Here is another good thread with pictures for the STR's oil cooler lines which are built very much the same as the transmission cooler lines. STR Oil Cooler Oil Line Leaks
You can see the upset on the end of the tubing to retain the hose.
Thanks to forum member 2004STR who posted these pictures.
First cut the crimp off.
The tubing end showing the upset. After removing the crimped rubber hose.
That's not why they leak. The leak because over time that mechanical crimp on a soft rubber hose starts to fail and now we get oil seeps. It rarely blows out but these small leaks cause a mess under the car. If JLR had used an adjustable clamp instead we could simply tighten the clamp and stop the seep. I use adjustable clamps and I use 2 clamps installed in opposite directions as an added guard against leaks. Then I finish it off by putting a large diameter chunk of heat shrink tubing over the clamps and the entire connection. Just another barrier (Hopefully!) against future leaks.

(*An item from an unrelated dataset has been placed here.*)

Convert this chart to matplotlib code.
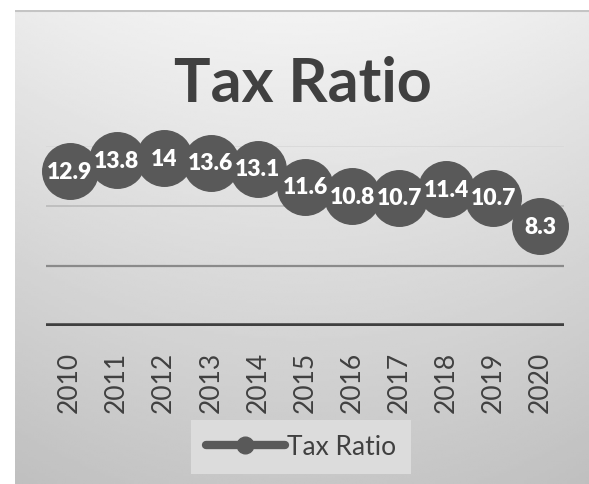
import numpy as np
import matplotlib.pyplot as plt
from matplotlib.lines import Line2D

years = ["2010", "2011", "2012", "2013", "2014", "2015",
         "2016", "2017", "2018", "2019", "2020"]
tax_ratio = [12.9, 13.8, 14, 13.6, 13.1, 11.6, 10.8, 10.7, 11.4, 10.7, 8.3]
y_ticks = [0, 5, 10, 15]

W, H, DPI = 589, 485, 100
FONT = "Lato"
DARK = "#595959"

fig = plt.figure(figsize=(W / DPI, H / DPI), dpi=DPI)
fig.patch.set_facecolor("white")

# chart frame with soft gray gradient (light top -> darker bottom)
bg = fig.add_axes([15 / W, 0, 1 - 15 / W, (H - 11) / H])
yy, xx = np.mgrid[0:1:200j, 0:1:200j]
shade = 0.95 - 0.17 * yy - 0.03 * (2 * np.abs(xx - 0.5)) ** 2
bg.imshow(shade, cmap="gray", vmin=0, vmax=1, aspect="auto",
          extent=[0, 1, 1, 0], interpolation="bilinear")
bg.plot([0, 1], [0.002, 0.002], color="#c4c4c4", lw=1.5)
bg.set_xlim(0, 1)
bg.set_ylim(1, 0)
bg.axis("off")

# plot area
ax = fig.add_axes([46 / W, (H - 327) / H, 518 / W, 180 / H])
ax.set_facecolor("none")
x = np.arange(len(years))
ax.set_xlim(-0.5, len(years) - 0.5)
ax.set_ylim(0, 15)

grid_styles = {0: ("#3f3f3f", 4.0), 5: ("#8a8a8a", 1.6),
               10: ("#bdbdbd", 1.3), 15: ("#d8d8d8", 1.2)}
for v in y_ticks:
    c, lw = grid_styles[v]
    ax.axhline(v, color=c, lw=lw, zorder=1)

ax.plot(x, tax_ratio, color=DARK, lw=4, marker="o", markersize=40,
        markerfacecolor=DARK, markeredgecolor=DARK, zorder=3, clip_on=False)

for xi, v in zip(x, tax_ratio):
    ax.text(xi, v, f"{v:g}", ha="center", va="center", color="white",
            fontsize=16.5, fontweight="heavy", family=FONT, zorder=4)

ax.set_xticks(x)
ax.set_xticklabels(years, rotation=90, fontsize=19, color="#404040", family=FONT)
ax.tick_params(axis="x", length=0, pad=18)
ax.set_yticks([])
for s in ax.spines.values():
    s.set_visible(False)

fig.text(303 / W, 1 - 84 / H, "Tax Ratio", ha="center", va="center",
         fontsize=44, fontweight="bold", color="#404040", family=FONT)

# legend
handle = Line2D([], [], color=DARK, lw=6, solid_capstyle="round",
                marker="o", markersize=12, markerfacecolor=DARK,
                markeredgecolor=DARK)
leg = ax.legend([handle], ["Tax Ratio"], loc="center",
                bbox_to_anchor=(301 / W, 1 - 448 / H),
                bbox_transform=fig.transFigure, frameon=True, fancybox=False,
                prop={"family": FONT, "size": 19}, handlelength=3.0,
                handletextpad=0.1, borderpad=0.55, borderaxespad=0)
leg.get_frame().set_facecolor("#dcdcdc")
leg.get_frame().set_edgecolor("none")
leg.get_frame().set_alpha(1)
for t in leg.get_texts():
    t.set_color("#404040")

fig.savefig("out.png", dpi=DPI)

Be sure to slide the heat shrink tubing over the metal tubing BEFORE you make the connection!
The hose is shot and you always replace the decayed rubber hose. You can replace the rubber section with what ever length you need. I found the factory lengths to be adequate but tight. Your choice of hose too. Many upgrade the hose since your replacing them anyway. I an sure the factory rubber hoses were "built to a price" and can be improved.